> **TASK OBJECTIVE**
Below is a block of records; repeat each one exactly.

> **TASK DATA**

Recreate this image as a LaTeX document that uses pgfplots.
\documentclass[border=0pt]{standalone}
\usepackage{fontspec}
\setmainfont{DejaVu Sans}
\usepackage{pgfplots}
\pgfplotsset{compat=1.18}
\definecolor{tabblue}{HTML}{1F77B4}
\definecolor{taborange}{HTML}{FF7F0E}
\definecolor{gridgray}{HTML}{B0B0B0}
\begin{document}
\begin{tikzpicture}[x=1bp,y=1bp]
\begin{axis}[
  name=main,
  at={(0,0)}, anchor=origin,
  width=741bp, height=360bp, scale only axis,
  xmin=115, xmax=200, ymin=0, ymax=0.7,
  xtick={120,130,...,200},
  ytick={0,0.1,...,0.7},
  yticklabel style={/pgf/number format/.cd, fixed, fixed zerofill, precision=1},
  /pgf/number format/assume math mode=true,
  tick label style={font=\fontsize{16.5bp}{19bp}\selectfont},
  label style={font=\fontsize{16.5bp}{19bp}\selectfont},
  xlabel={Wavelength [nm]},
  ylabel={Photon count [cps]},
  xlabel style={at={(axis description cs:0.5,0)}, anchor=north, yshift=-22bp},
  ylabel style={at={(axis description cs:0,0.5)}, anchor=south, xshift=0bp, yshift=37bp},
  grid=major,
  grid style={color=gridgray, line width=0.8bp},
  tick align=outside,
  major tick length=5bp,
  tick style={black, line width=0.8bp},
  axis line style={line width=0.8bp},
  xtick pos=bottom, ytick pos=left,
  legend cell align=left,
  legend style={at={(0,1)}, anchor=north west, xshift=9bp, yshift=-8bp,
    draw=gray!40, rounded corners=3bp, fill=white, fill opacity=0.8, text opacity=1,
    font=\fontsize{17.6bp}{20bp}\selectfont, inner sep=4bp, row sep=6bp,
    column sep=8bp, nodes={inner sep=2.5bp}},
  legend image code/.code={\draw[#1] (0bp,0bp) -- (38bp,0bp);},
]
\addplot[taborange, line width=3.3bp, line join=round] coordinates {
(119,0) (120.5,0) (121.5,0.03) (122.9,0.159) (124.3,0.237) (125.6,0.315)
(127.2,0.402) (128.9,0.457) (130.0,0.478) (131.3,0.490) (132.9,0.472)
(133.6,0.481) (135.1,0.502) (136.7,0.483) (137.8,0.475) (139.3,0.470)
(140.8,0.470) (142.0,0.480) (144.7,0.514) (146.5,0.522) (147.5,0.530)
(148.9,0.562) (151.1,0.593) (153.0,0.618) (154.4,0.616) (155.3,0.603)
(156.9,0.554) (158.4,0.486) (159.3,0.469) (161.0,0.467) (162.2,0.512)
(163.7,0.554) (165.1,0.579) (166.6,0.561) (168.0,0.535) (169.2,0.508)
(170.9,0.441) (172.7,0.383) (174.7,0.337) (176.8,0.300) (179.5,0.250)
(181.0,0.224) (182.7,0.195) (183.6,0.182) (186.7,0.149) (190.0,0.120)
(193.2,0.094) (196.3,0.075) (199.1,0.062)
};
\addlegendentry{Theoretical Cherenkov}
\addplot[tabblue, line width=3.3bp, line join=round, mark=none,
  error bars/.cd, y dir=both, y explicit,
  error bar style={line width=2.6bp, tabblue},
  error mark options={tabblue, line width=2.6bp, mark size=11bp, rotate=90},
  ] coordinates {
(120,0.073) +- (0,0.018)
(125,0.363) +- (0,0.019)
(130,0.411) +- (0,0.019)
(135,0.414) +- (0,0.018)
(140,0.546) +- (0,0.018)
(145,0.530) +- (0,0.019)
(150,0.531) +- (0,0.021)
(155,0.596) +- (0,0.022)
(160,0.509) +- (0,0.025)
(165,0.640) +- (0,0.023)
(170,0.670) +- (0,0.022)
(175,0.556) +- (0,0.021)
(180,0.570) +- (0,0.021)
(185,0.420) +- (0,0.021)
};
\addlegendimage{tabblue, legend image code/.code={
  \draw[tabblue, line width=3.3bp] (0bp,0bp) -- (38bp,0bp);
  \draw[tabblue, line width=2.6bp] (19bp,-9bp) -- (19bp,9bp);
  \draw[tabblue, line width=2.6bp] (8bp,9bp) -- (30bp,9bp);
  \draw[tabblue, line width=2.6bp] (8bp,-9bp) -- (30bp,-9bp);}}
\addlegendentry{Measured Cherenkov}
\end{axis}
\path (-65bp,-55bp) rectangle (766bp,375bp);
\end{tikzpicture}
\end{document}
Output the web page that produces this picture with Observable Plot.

> **RIGHT ANSWER**
Recreate this image as a LaTeX document that uses pgfplots.
\documentclass[border=0pt]{standalone}
\usepackage{fontspec}
\setmainfont{DejaVu Sans}
\usepackage{pgfplots}
\pgfplotsset{compat=1.18}
\definecolor{tabblue}{HTML}{1F77B4}
\definecolor{taborange}{HTML}{FF7F0E}
\definecolor{gridgray}{HTML}{B0B0B0}
\begin{document}
\begin{tikzpicture}[x=1bp,y=1bp]
\begin{axis}[
  name=main,
  at={(0,0)}, anchor=origin,
  width=741bp, height=360bp, scale only axis,
  xmin=115, xmax=200, ymin=0, ymax=0.7,
  xtick={120,130,...,200},
  ytick={0,0.1,...,0.7},
  yticklabel style={/pgf/number format/.cd, fixed, fixed zerofill, precision=1},
  /pgf/number format/assume math mode=true,
  tick label style={font=\fontsize{16.5bp}{19bp}\selectfont},
  label style={font=\fontsize{16.5bp}{19bp}\selectfont},
  xlabel={Wavelength [nm]},
  ylabel={Photon count [cps]},
  xlabel style={at={(axis description cs:0.5,0)}, anchor=north, yshift=-22bp},
  ylabel style={at={(axis description cs:0,0.5)}, anchor=south, xshift=0bp, yshift=37bp},
  grid=major,
  grid style={color=gridgray, line width=0.8bp},
  tick align=outside,
  major tick length=5bp,
  tick style={black, line width=0.8bp},
  axis line style={line width=0.8bp},
  xtick pos=bottom, ytick pos=left,
  legend cell align=left,
  legend style={at={(0,1)}, anchor=north west, xshift=9bp, yshift=-8bp,
    draw=gray!40, rounded corners=3bp, fill=white, fill opacity=0.8, text opacity=1,
    font=\fontsize{17.6bp}{20bp}\selectfont, inner sep=4bp, row sep=6bp,
    column sep=8bp, nodes={inner sep=2.5bp}},
  legend image code/.code={\draw[#1] (0bp,0bp) -- (38bp,0bp);},
]
\addplot[taborange, line width=3.3bp, line join=round] coordinates {
(119,0) (120.5,0) (121.5,0.03) (122.9,0.159) (124.3,0.237) (125.6,0.315)
(127.2,0.402) (128.9,0.457) (130.0,0.478) (131.3,0.490) (132.9,0.472)
(133.6,0.481) (135.1,0.502) (136.7,0.483) (137.8,0.475) (139.3,0.470)
(140.8,0.470) (142.0,0.480) (144.7,0.514) (146.5,0.522) (147.5,0.530)
(148.9,0.562) (151.1,0.593) (153.0,0.618) (154.4,0.616) (155.3,0.603)
(156.9,0.554) (158.4,0.486) (159.3,0.469) (161.0,0.467) (162.2,0.512)
(163.7,0.554) (165.1,0.579) (166.6,0.561) (168.0,0.535) (169.2,0.508)
(170.9,0.441) (172.7,0.383) (174.7,0.337) (176.8,0.300) (179.5,0.250)
(181.0,0.224) (182.7,0.195) (183.6,0.182) (186.7,0.149) (190.0,0.120)
(193.2,0.094) (196.3,0.075) (199.1,0.062)
};
\addlegendentry{Theoretical Cherenkov}
\addplot[tabblue, line width=3.3bp, line join=round, mark=none,
  error bars/.cd, y dir=both, y explicit,
  error bar style={line width=2.6bp, tabblue},
  error mark options={tabblue, line width=2.6bp, mark size=11bp, rotate=90},
  ] coordinates {
(120,0.073) +- (0,0.018)
(125,0.363) +- (0,0.019)
(130,0.411) +- (0,0.019)
(135,0.414) +- (0,0.018)
(140,0.546) +- (0,0.018)
(145,0.530) +- (0,0.019)
(150,0.531) +- (0,0.021)
(155,0.596) +- (0,0.022)
(160,0.509) +- (0,0.025)
(165,0.640) +- (0,0.023)
(170,0.670) +- (0,0.022)
(175,0.556) +- (0,0.021)
(180,0.570) +- (0,0.021)
(185,0.420) +- (0,0.021)
};
\addlegendimage{tabblue, legend image code/.code={
  \draw[tabblue, line width=3.3bp] (0bp,0bp) -- (38bp,0bp);
  \draw[tabblue, line width=2.6bp] (19bp,-9bp) -- (19bp,9bp);
  \draw[tabblue, line width=2.6bp] (8bp,9bp) -- (30bp,9bp);
  \draw[tabblue, line width=2.6bp] (8bp,-9bp) -- (30bp,-9bp);}}
\addlegendentry{Measured Cherenkov}
\end{axis}
\path (-65bp,-55bp) rectangle (766bp,375bp);
\end{tikzpicture}
\end{document}
Output the web page that produces this picture with Observable Plot.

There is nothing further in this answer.